Oakland University said the hockey pucks are a defensive precaution students and faculty members can throw at shooters, reported the Detroit News.
Oakland University Police Chief Mark Gordon said the idea emerged during a training session he gave earlier this year on how to handle an active shooter situation.
The school’s police department also produced a video as part of the initiative, outlining the proper ways to run, hide and fight during an active-shooter crisis.
Gordon, a former hockey coach, said the university prohibits any kind of weapon, so when students and faculty members asked him during the training sessions what they could use to fight back, he had to think outside the box. He recalled being hit in the head with a puck once and said “it caused a fair amount of damage to me.”
Gordon was surprised at the embrace of his spontaneous quip.
“It was not a well-thought-out strategy,” Gordon said. “It was a spur of the moment thing that had merit to it and kind of caught on.”

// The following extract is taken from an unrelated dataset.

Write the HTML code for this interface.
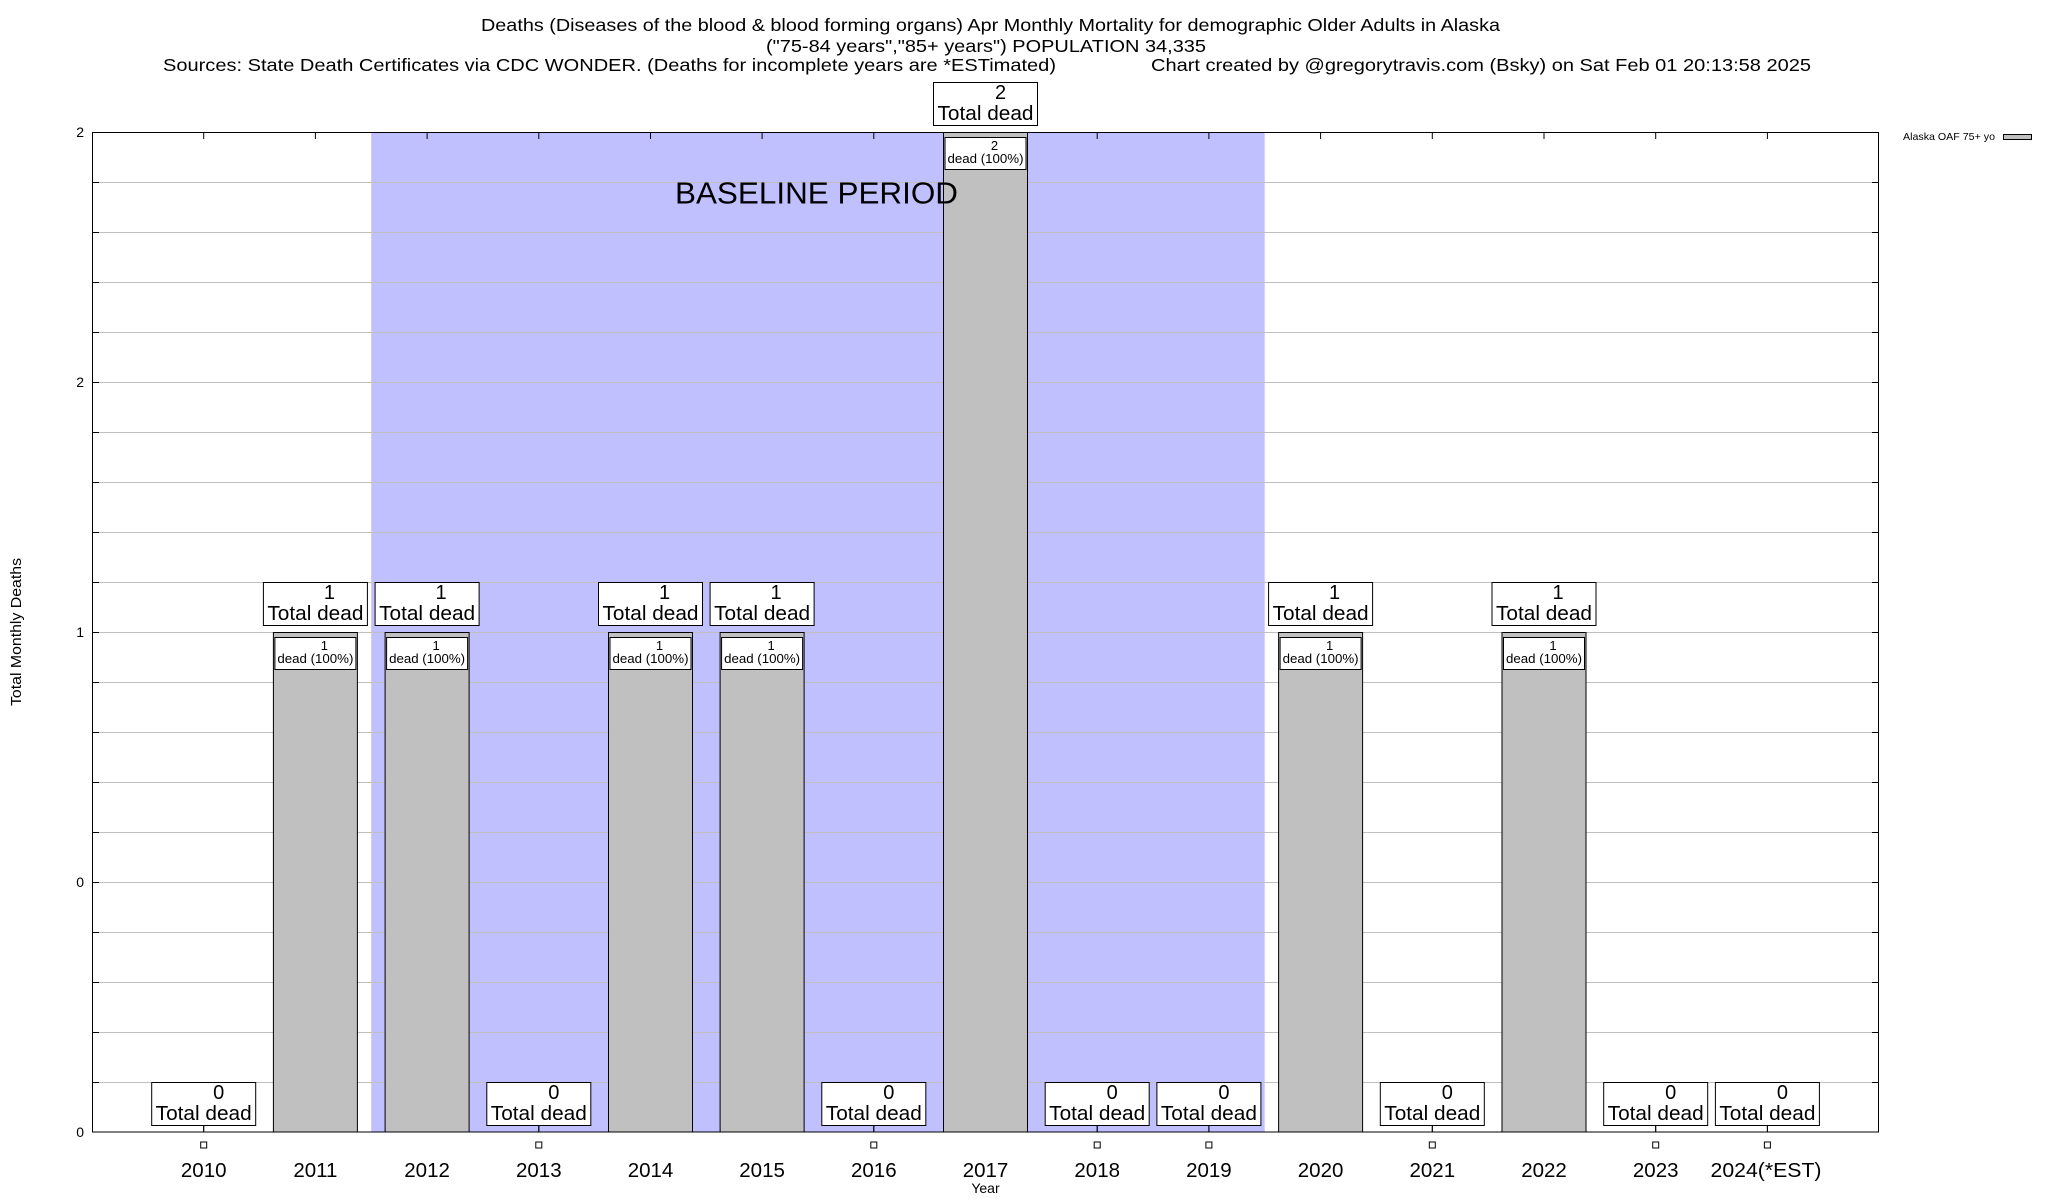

But administration officials who attended Gordon’s training session loved the idea and began purchasing and supplying the pucks, according to Tom Discenna, president of the American Association of University Professors.
Discenna said that launching projectiles at assailants is a strategy most of the law-enforcement community endorses, so throwing hockey pucks is a defensive strategy the union decided to get behind.
“We thought ‘Yeah, that is something that we can do,'” he said. “We can make these available at least to our members and a fair number of students as well.”
The union has already spent $2,500 on a batch of pucks. Each puck costs 94 cents to make and is printed with the union’s logo. The union began passing out the pucks a few weeks ago, and already, more than 800 faculty members have them and 1,700 students will have them in the next month. The university’s student congress has ordered an additional 1,000, Discenna said.
Garry J. Gilbert, director of Oakland’s journalism program, said the idea sounded ridiculous Gordon first introduced it. But after attending one of Gordon’s training sessions, he began to understand how hockey pucks might help in an active shooter situation.
“My first reaction was: You are talking about facing an assault weapon and asking us to fight back with hockey pucks? It sounded silly,” Gilbert said. “Then I went through the training session, and it all made sense. None of us want to face an armed assailant. Students will look to us for leadership in a situation like that.”